Thirty per cent of Scotland's Direct Payment budget is allocated to the Greening payment. When considering the implementation of the Greening requirements in Scotland, a balance was reached regarding the transfer of funds from Pillar one to Pillar two and the activities to be undertaken to meet the Greening requirements.
Under reform of the Common Agricultural Policy, it is mandatory for applicants to the Basic Payment Scheme to comply with Greening requirements, where relevant on their land. In return for this, an additional Greening payment will be made. The Greening requirements cover:
- permanent grassland
- crop diversification
- Ecological Focus Areas (EFAs)
The Greening requirement applies at a business level. This is the land under one Business Reference Number (BRN) – all the land your business claimed on your Single Application Form. Greening is paid in accordance with the number of eligible hectares in the region concerned in each year of application.
You may be subject to inspections throughout the year to ensure you are adopting relevant Greening practices. If you fail to meet your Greening requirements, this will result in a proportionate reduction being applied to your Greening payment. From 2017, in addition to this reduction, you may incur an administrative penalty which can be applied to your Basic Payment.

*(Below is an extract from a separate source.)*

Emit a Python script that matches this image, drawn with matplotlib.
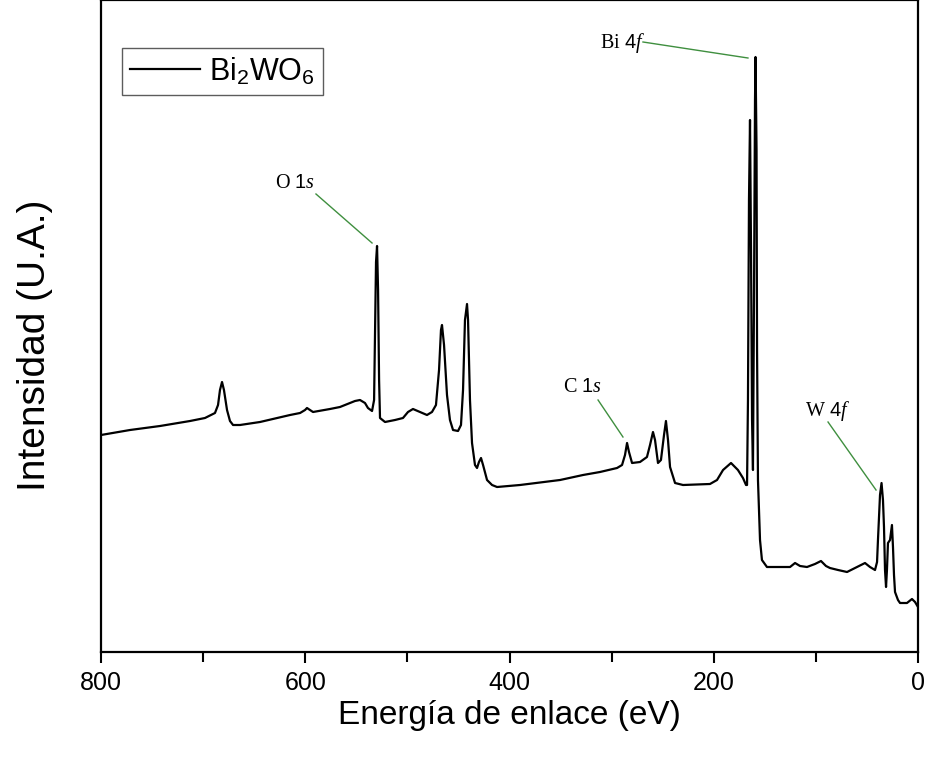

What does Greening mean to me?
To make sure you receive the Greening payment with your basic payment, you must comply with Greening requirements. Many businesses already comply with Greening requirements as part of their normal agricultural practices.
However, it is important you read this booklet to see which Greening requirements apply to you. Greening activities will include one or more of the following:
- protecting permanent grassland designated as environmentally sensitive grassland
- growing a minimum number of crops
- farming five per cent of your arable area in a manner that promotes biodiversity – known as an Ecological Focus Area (EFA)
What do I need to read?
This guidance will describe the three Greening elements and what you need to do for each of the requirements. Use our flowchart below to find out which parts of this guidance are important for you to read.

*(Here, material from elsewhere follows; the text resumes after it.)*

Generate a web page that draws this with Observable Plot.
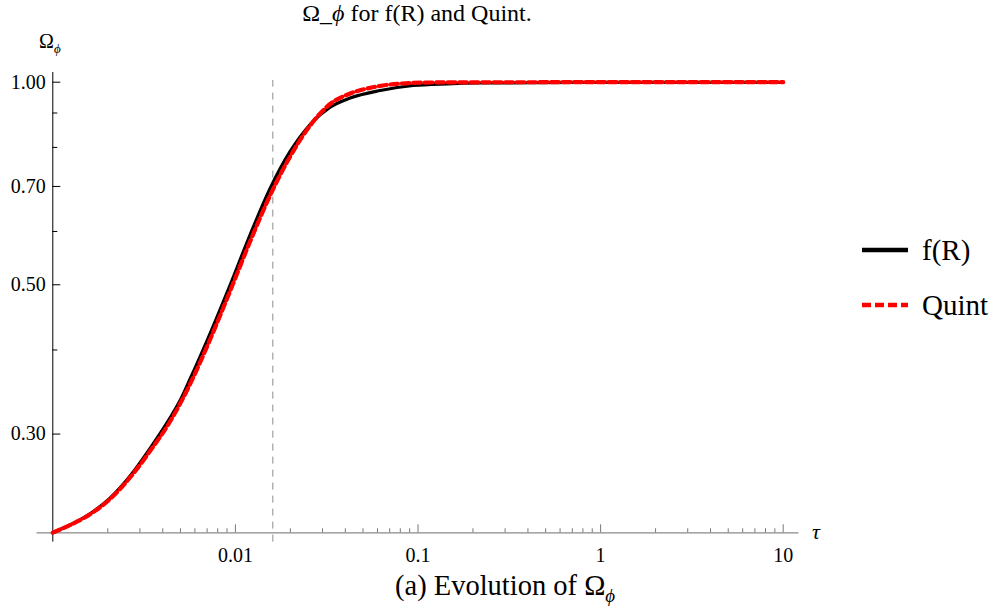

When considering this flowchart, for detailed definitions of arable and permanent grass, please see the glossary.
Is Greening the same as Good Agricultural and Environmental Condition?
No, but a lot of the GAEC and Greening practices complement each other. As with Greening, you are also required to comply with GAEC, under Cross Compliance to meet Basic Payment Scheme requirements.

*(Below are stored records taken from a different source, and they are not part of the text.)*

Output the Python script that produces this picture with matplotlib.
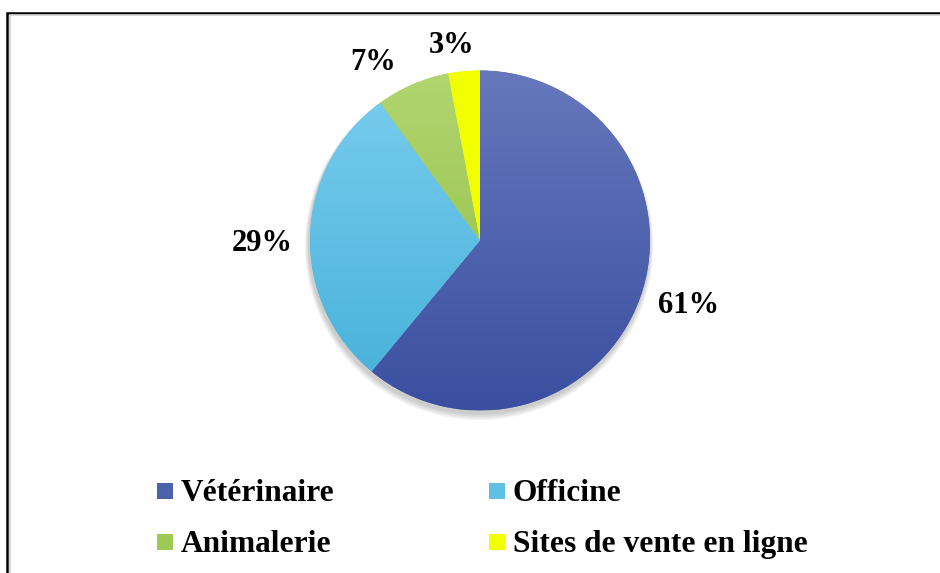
import matplotlib
matplotlib.use('Agg')
import matplotlib.pyplot as plt
import numpy as np
from matplotlib.patches import Rectangle, Circle
from matplotlib.colors import LinearSegmentedColormap

# ---- data ----
categories = ['Vétérinaire', 'Officine', 'Animalerie', 'Sites de vente en ligne']
values = [61, 29, 7, 3]
pct_labels = ['61%', '29%', '7%', '3%']

# ---- style ----
top_colors = ['#6777BC', '#7ACEEE', '#B2D570', '#F2FF00']
bottom_colors = ['#3A4FA0', '#45AFD9', '#8BBC3D', '#F2FF00']
flat_colors = ['#4C61AC', '#5EC0E6', '#9DC955', '#F2FF00']
label_dist = [1.282, 1.282, 1.221, 1.159]
label_dang = [2.5, 2.6, 7.6, 2.8]

W, H = 940, 573
R = 170.0
CX, CY = 480.0, 240.5  # pixel centre (from top-left)

fig = plt.figure(figsize=(W / 100, H / 100), dpi=100)
ax = fig.add_axes([0, 0, 1, 1])

FONT = dict(family='Liberation Serif', weight='bold', size=22, color='black')
LFONT = dict(family='Liberation Serif', weight='bold', size=22.6, color='black')

# soft shadow
for i, a in enumerate([0.05, 0.05, 0.05, 0.05]):
    ax.add_patch(Circle((-0.005, -0.02 - 0.004 * i), 1.0 + 0.006 * (i + 1),
                        facecolor='#000000', alpha=a, edgecolor='none', zorder=0))

wedges, _ = ax.pie(values, colors=flat_colors, startangle=90, counterclock=False,
                   radius=1.0, wedgeprops=dict(linewidth=0, edgecolor='none'))

grad = np.linspace(0, 1, 256).reshape(-1, 1)
for w, c1, c2 in zip(wedges, top_colors, bottom_colors):
    w.set_zorder(1)
    cmap = LinearSegmentedColormap.from_list('g', [c1, c2])
    im = ax.imshow(grad, cmap=cmap, extent=(-1, 1, -1, 1), origin='upper',
                   aspect='auto', zorder=2, interpolation='bilinear')
    im.set_clip_path(w)

# percentage labels
for w, lab, d, da in zip(wedges, pct_labels, label_dist, label_dang):
    mid = np.deg2rad((w.theta1 + w.theta2) / 2 + da)
    ax.text(d * np.cos(mid), d * np.sin(mid), lab, ha='center', va='center',
            zorder=5, **FONT)

# axis limits so that 1 data unit = R pixels with centre at (CX, CY)
ax.set_xlim(-CX / R, (W - CX) / R)
ax.set_ylim(-(H - CY) / R, CY / R)
ax.set_aspect('auto')
ax.axis('off')

# legend (manual, two columns)
col_x = [157, 489]
row_y = [491, 542]
sq = 16
for i, cat in enumerate(categories):
    x = col_x[i % 2]
    y = row_y[i // 2]
    fx, fy = x / W, 1 - (y + sq / 2) / H
    fig.patches.append(Rectangle((fx, fy), sq / W, sq / H, transform=fig.transFigure,
                                 facecolor=flat_colors[i], edgecolor='none'))
    fig.text((x + sq + 8) / W, 1 - (y + 10) / H, cat, ha='left', va='baseline', **LFONT)

# border (top and left visible, right/bottom beyond the image)
fig.patches.append(Rectangle((7 / W, -0.05), 1.1, 1 - 12.5 / H + 0.05,
                             transform=fig.transFigure, facecolor='none',
                             edgecolor='black', linewidth=1.8))
fig.patches.append(Rectangle((9.5 / W, -0.05), 1.1, 1 - 15 / H + 0.05,
                             transform=fig.transFigure, facecolor='none',
                             edgecolor='#d0d0d0', linewidth=1.2))

fig.savefig('out.png', dpi=100)
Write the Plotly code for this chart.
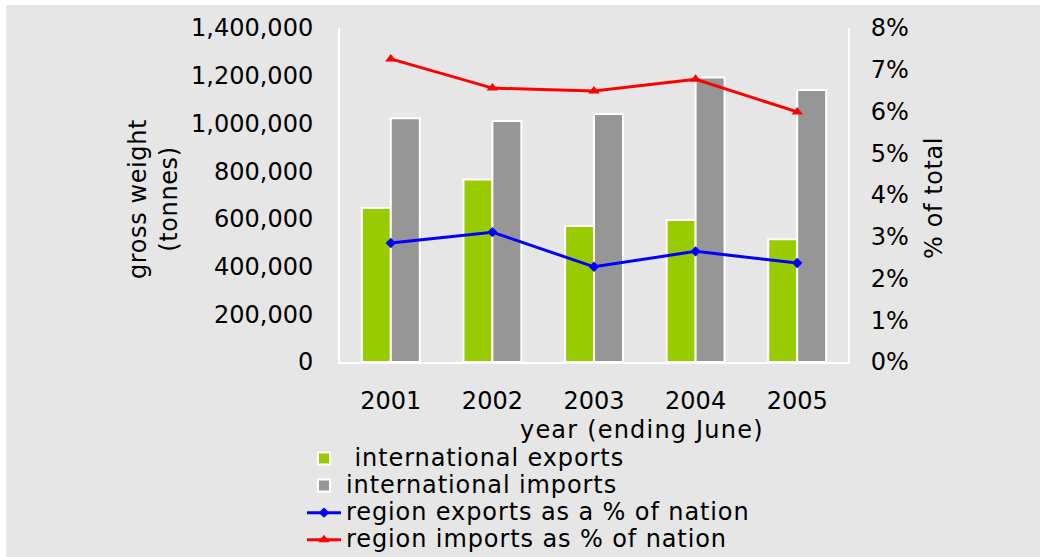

You should be aware of the following examples of GAEC:
- a requirement to keep a two metre buffer strip from the centre line of a hedge and a two metre buffer strip from the top of the bank of surface water
- a ban on the cutting or trimming of hedges between 1 March and 31 August
- GAEC 1 – you must not apply pesticides within two metres of the top of the bank of surface water unless the following exemption applies:
- spot applications of pesticides to control injurious weeds, invasive species and, after prior written consent of the Scottish Ministers and / or other statutory bodies, certain other weed species. If you are carrying out this exemption, please be aware of SEPA's requirements for applying pesticides in or near water. Information on this can be found on the Application of Herbicide in or Near Water page of the SEARS website
- GAEC 7 – you must not apply fertilisers or pesticides within two metres of the centre line of a hedge unless one of the following exemptions apply:
- applications of fertilisers or pesticides to establish a new hedge. This applies from the time the land is prepared for planting the new hedge to the end of the hedge's third growing season
- spot application of pesticides to control injurious weeds, invasive species and, after prior written consent of the Scottish Ministers and / or other statutory bodies, certain other weed species
This list is not exhaustive, the full guidance covering GAEC is available on the Cross Compliance pages of Rural Payments and Services.